You get to “an advanced age” you are in your fifties, or you are in your sixties, or you are in your seventies.
I don’t have 40+ years of experience in software development that has left hundreds of scars. I have “20+ yrs of competent technical mentorship, leading teams to succes.”
When you are between your twenties and your forties, you are “I am
When you are in your teens, you are exceptionally particular at being considered a very specific age, and you are almost “the next year older” even if that is 9 months away. “You’re commiting code to github using that framework, young lady?” “I can write in whatever programming language I want Dad!

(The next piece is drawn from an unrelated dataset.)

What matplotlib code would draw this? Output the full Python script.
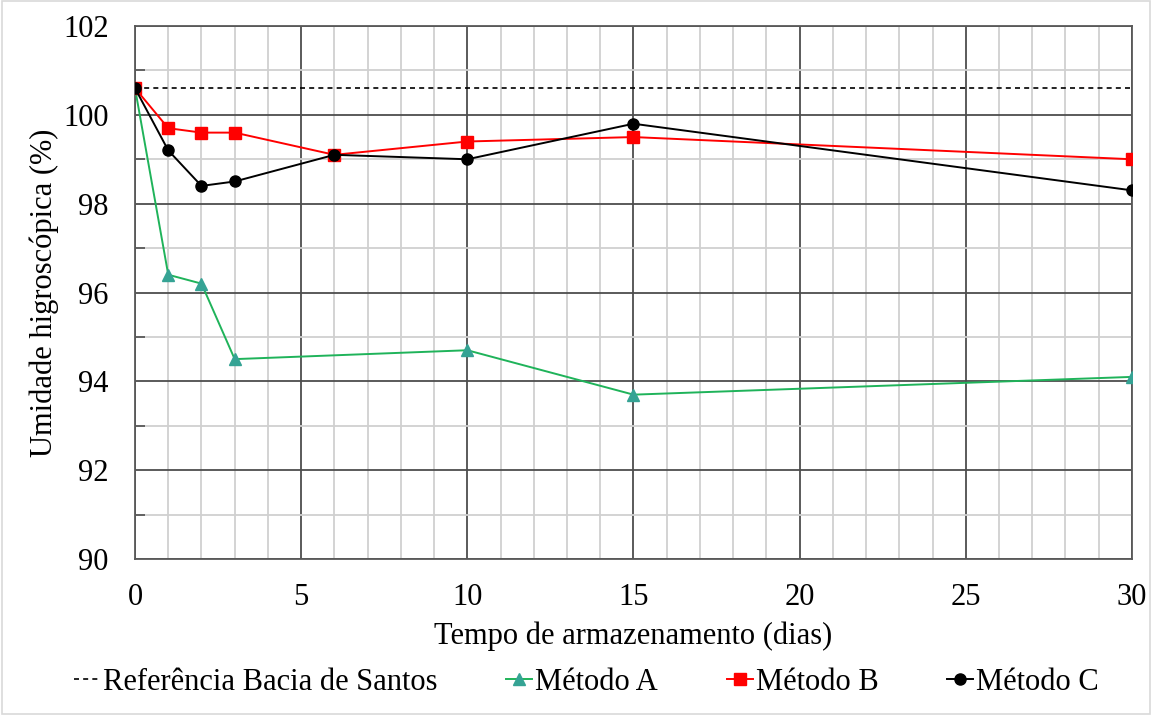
import matplotlib
matplotlib.use("Agg")
import matplotlib.pyplot as plt
from matplotlib.patches import Rectangle
from matplotlib.ticker import MultipleLocator

# data
ref_x = [0, 30]
ref_y = [100.6, 100.6]

dias_a = [0, 1, 2, 3, 10, 15, 30]
metodo_a = [100.6, 96.4, 96.2, 94.5, 94.7, 93.7, 94.1]

dias_bc = [0, 1, 2, 3, 6, 10, 15, 30]
metodo_b = [100.6, 99.7, 99.6, 99.6, 99.1, 99.4, 99.5, 99.0]
metodo_c = [100.6, 99.2, 98.4, 98.5, 99.1, 99.0, 99.8, 98.3]

plt.rcParams['font.family'] = ['Liberation Serif', 'DejaVu Serif']
fs = 22

fig = plt.figure(figsize=(11.52, 7.15), dpi=100)
fig.patches.append(Rectangle((0.002, 0.002), 0.996, 0.996, transform=fig.transFigure,
                             fill=False, edgecolor='#d9d9d9', linewidth=1.2))
ax = fig.add_axes([0.1172, 0.2182, 0.8654, 0.7454])

ax.plot(ref_x, ref_y, color='black', linestyle=(0, (3, 2.5)), linewidth=1.2,
        label='Referência Bacia de Santos', zorder=3)
ax.plot(dias_a, metodo_a, color='#1fb35a', linewidth=1.4, marker='^', markersize=8,
        markerfacecolor='#35a394', markeredgecolor='#35a394', label='Método A', zorder=4)
ax.plot(dias_bc, metodo_b, color='#ff0000', linewidth=1.4, marker='s', markersize=8,
        markerfacecolor='#ff0000', markeredgecolor='#ff0000', label='Método B', zorder=5)
ax.plot(dias_bc, metodo_c, color='black', linewidth=1.4, marker='o', markersize=8,
        markerfacecolor='black', markeredgecolor='black', label='Método C', zorder=6)

ax.set_xlim(0, 30)
ax.set_ylim(90, 102)
ax.xaxis.set_major_locator(MultipleLocator(5))
ax.xaxis.set_minor_locator(MultipleLocator(1))
ax.yaxis.set_major_locator(MultipleLocator(2))
ax.yaxis.set_minor_locator(MultipleLocator(1))

ax.grid(which='major', color='#4d4d4d', linewidth=1.3, zorder=1)
ax.grid(which='minor', color='#d0d0d0', linewidth=1.3, zorder=0)
ax.set_axisbelow(True)

for s in ax.spines.values():
    s.set_color('#595959')
    s.set_linewidth(1.3)

ax.tick_params(axis='y', which='major', labelsize=fs, length=0, pad=19)
ax.tick_params(axis='x', which='major', labelsize=fs, length=0, pad=17)
ax.tick_params(axis='y', which='minor', direction='in', length=7, color='#595959', width=1.3)
ax.tick_params(axis='x', which='minor', length=0)

ax.set_xlabel('Tempo de armazenamento (dias)', fontsize=fs, labelpad=7)
ax.set_ylabel('Umidade higroscópica (%)', fontsize=fs, labelpad=3)

ax.legend(loc='center', bbox_to_anchor=(0.509, 0.046), bbox_transform=fig.transFigure,
          ncol=4, frameon=False, fontsize=fs, handlelength=0.85, handletextpad=0.1,
          columnspacing=2.25, borderaxespad=0)

fig.savefig('out.png', dpi=100)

I am almost 17!”
When you are under 10 years old, months matter; “oh yeah, well I’m six years and ten months old, so I’m older than you, so you have to do what I say and I say we’re using brainfuck!”
The same kind of thinking should be applied to your C.V.
2 yrs and 2 months? = “I have two years and two months of experience in this technology, but it feels like forever.”
2 yrs and 4 months? = “I have two and a half years of experience in this technology, but it feels like forever.”
2 yrs and 6 months? = “I have almost three years of experience in this technology, but it feels like forever.”
2 yrs and 8 months? = “I have three years of experience in this technology, but it feels like forever.”
20 yrs of experience in a technology? = “I’ve forgotten more about that than you will ever know. It seems like only yesterday I was wringing the oil from the dinosaurs to power the generator that would let me feed punch cards in to the computer.”
The primary rule of salesmanship is to never give the prospect a chance to say “no” before you’ve talked to them in person.
You ask me for a stupid laundry list of technologies with numbers of years in each technology and I can get very creative in my book keeping.